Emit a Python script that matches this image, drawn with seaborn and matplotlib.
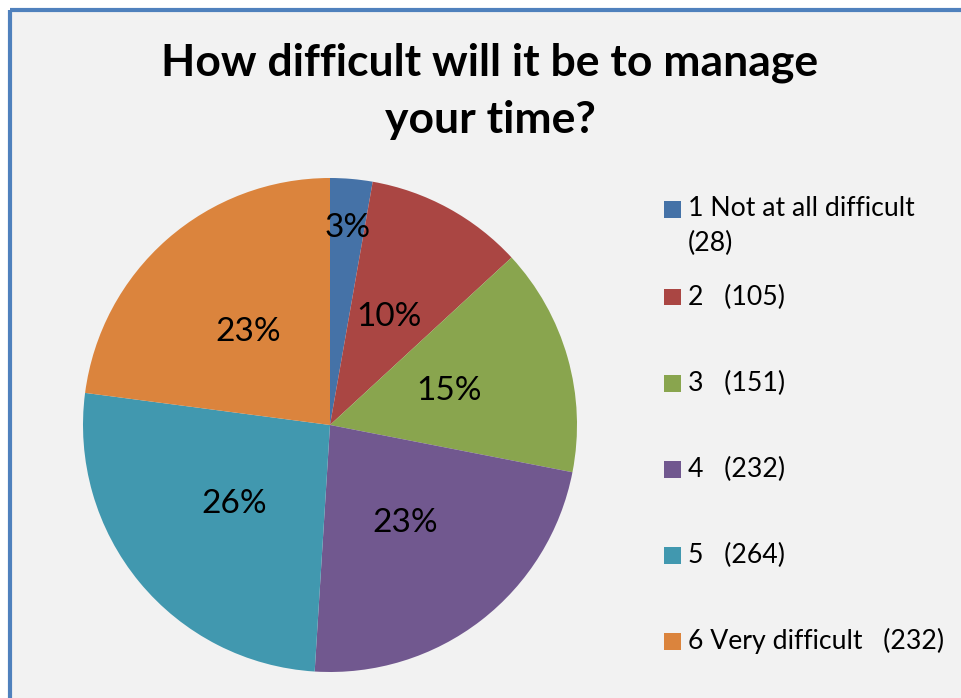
import numpy as np
import seaborn as sns
import matplotlib.pyplot as plt
from matplotlib.patches import Rectangle
from matplotlib.lines import Line2D

categories = ["1 Not at all difficult", "2", "3", "4", "5", "6 Very difficult"]
counts = [28, 105, 151, 232, 264, 232]
legend_labels = ["1 Not at all difficult\n(28)", "2   (105)", "3   (151)",
                 "4   (232)", "5   (264)", "6 Very difficult   (232)"]
colors = ["#4572A7", "#AA4643", "#89A54E", "#71588F", "#4198AF", "#DB843D"]
title = "How difficult will it be to manage\nyour time?"

sns.set_theme(style="white")
plt.rcParams['font.family'] = ['Lato', 'DejaVu Sans']
plt.rcParams['text.color'] = 'black'

fig = plt.figure(figsize=(9.61, 6.98), dpi=100)
fig.patch.set_facecolor("white")

# chart area with blue frame on left/top
W, H = 961, 698
fig.patches.append(Rectangle((10 / W, 0), 1, (H - 10) / H, transform=fig.transFigure,
                             facecolor="#f2f2f2", edgecolor="none", zorder=-5))
fig.lines.append(Line2D([10 / W, 10 / W], [0, (H - 10) / H], transform=fig.transFigure,
                        color="#4F81BD", lw=3, solid_capstyle="butt", zorder=-4))
fig.lines.append(Line2D([10 / W, 1], [(H - 10) / H, (H - 10) / H], transform=fig.transFigure,
                        color="#4F81BD", lw=3, solid_capstyle="butt", zorder=-4))

cx, cy, r = 330, 425, 247
ax = fig.add_axes([(cx - r) / W, (H - cy - r) / H, 2 * r / W, 2 * r / H], zorder=2)
ax.set_facecolor("none")
wedges, texts, autotexts = ax.pie(counts, colors=colors, startangle=90, counterclock=False,
                                  autopct=lambda p: f"{p:.0f}%", pctdistance=0.5,
                                  wedgeprops=dict(edgecolor="none", linewidth=0),
                                  textprops=dict(fontsize=24, color="black"))
# small slice label sits further out
w = wedges[0]
ang = np.deg2rad((w.theta1 + w.theta2) / 2)
autotexts[0].set_position((0.8 * np.cos(ang), 0.8 * np.sin(ang)))
ax.set_xlim(-1, 1)
ax.set_ylim(-1, 1)
ax.set_aspect("equal")
ax.axis("off")

fig.text(490 / W, 1 - 91 / H, title, ha="center", va="center", fontsize=32,
         fontweight="bold", linespacing=1.5)

# legend
ys = [209, 297, 383, 469, 555, 641]
for lab, col, y in zip(legend_labels, colors, ys):
    fig.patches.append(Rectangle((664 / W, 1 - (y + 8.5) / H), 17 / W, 17 / H,
                                 transform=fig.transFigure, facecolor=col, edgecolor="none"))
    for k, line in enumerate(lab.split("\n")):
        fig.text(688 / W, 1 - (y + 34 * k) / H, line, ha="left", va="center", fontsize=19.2)

fig.savefig("out.png", dpi=100, facecolor=fig.get_facecolor())
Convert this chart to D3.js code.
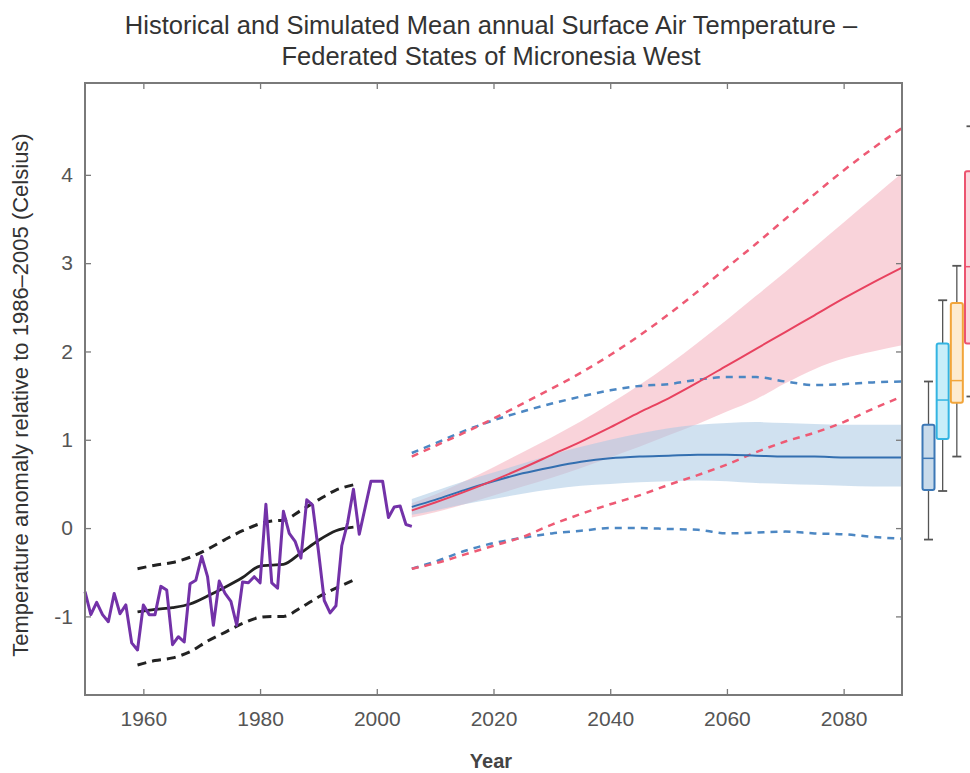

## PROBLEM DETAILS
Repeat all of the entries word for word, but omit the pictures.

## SOLUTION
Emit a Python script that matches this image, drawn with seaborn and matplotlib.
import numpy as np
import seaborn as sns
import matplotlib.pyplot as plt
from matplotlib.patches import Rectangle
from matplotlib.lines import Line2D

categories = ["1 Not at all difficult", "2", "3", "4", "5", "6 Very difficult"]
counts = [28, 105, 151, 232, 264, 232]
legend_labels = ["1 Not at all difficult\n(28)", "2   (105)", "3   (151)",
                 "4   (232)", "5   (264)", "6 Very difficult   (232)"]
colors = ["#4572A7", "#AA4643", "#89A54E", "#71588F", "#4198AF", "#DB843D"]
title = "How difficult will it be to manage\nyour time?"

sns.set_theme(style="white")
plt.rcParams['font.family'] = ['Lato', 'DejaVu Sans']
plt.rcParams['text.color'] = 'black'

fig = plt.figure(figsize=(9.61, 6.98), dpi=100)
fig.patch.set_facecolor("white")

# chart area with blue frame on left/top
W, H = 961, 698
fig.patches.append(Rectangle((10 / W, 0), 1, (H - 10) / H, transform=fig.transFigure,
                             facecolor="#f2f2f2", edgecolor="none", zorder=-5))
fig.lines.append(Line2D([10 / W, 10 / W], [0, (H - 10) / H], transform=fig.transFigure,
                        color="#4F81BD", lw=3, solid_capstyle="butt", zorder=-4))
fig.lines.append(Line2D([10 / W, 1], [(H - 10) / H, (H - 10) / H], transform=fig.transFigure,
                        color="#4F81BD", lw=3, solid_capstyle="butt", zorder=-4))

cx, cy, r = 330, 425, 247
ax = fig.add_axes([(cx - r) / W, (H - cy - r) / H, 2 * r / W, 2 * r / H], zorder=2)
ax.set_facecolor("none")
wedges, texts, autotexts = ax.pie(counts, colors=colors, startangle=90, counterclock=False,
                                  autopct=lambda p: f"{p:.0f}%", pctdistance=0.5,
                                  wedgeprops=dict(edgecolor="none", linewidth=0),
                                  textprops=dict(fontsize=24, color="black"))
# small slice label sits further out
w = wedges[0]
ang = np.deg2rad((w.theta1 + w.theta2) / 2)
autotexts[0].set_position((0.8 * np.cos(ang), 0.8 * np.sin(ang)))
ax.set_xlim(-1, 1)
ax.set_ylim(-1, 1)
ax.set_aspect("equal")
ax.axis("off")

fig.text(490 / W, 1 - 91 / H, title, ha="center", va="center", fontsize=32,
         fontweight="bold", linespacing=1.5)

# legend
ys = [209, 297, 383, 469, 555, 641]
for lab, col, y in zip(legend_labels, colors, ys):
    fig.patches.append(Rectangle((664 / W, 1 - (y + 8.5) / H), 17 / W, 17 / H,
                                 transform=fig.transFigure, facecolor=col, edgecolor="none"))
    for k, line in enumerate(lab.split("\n")):
        fig.text(688 / W, 1 - (y + 34 * k) / H, line, ha="left", va="center", fontsize=19.2)

fig.savefig("out.png", dpi=100, facecolor=fig.get_facecolor())
Convert this chart to D3.js code.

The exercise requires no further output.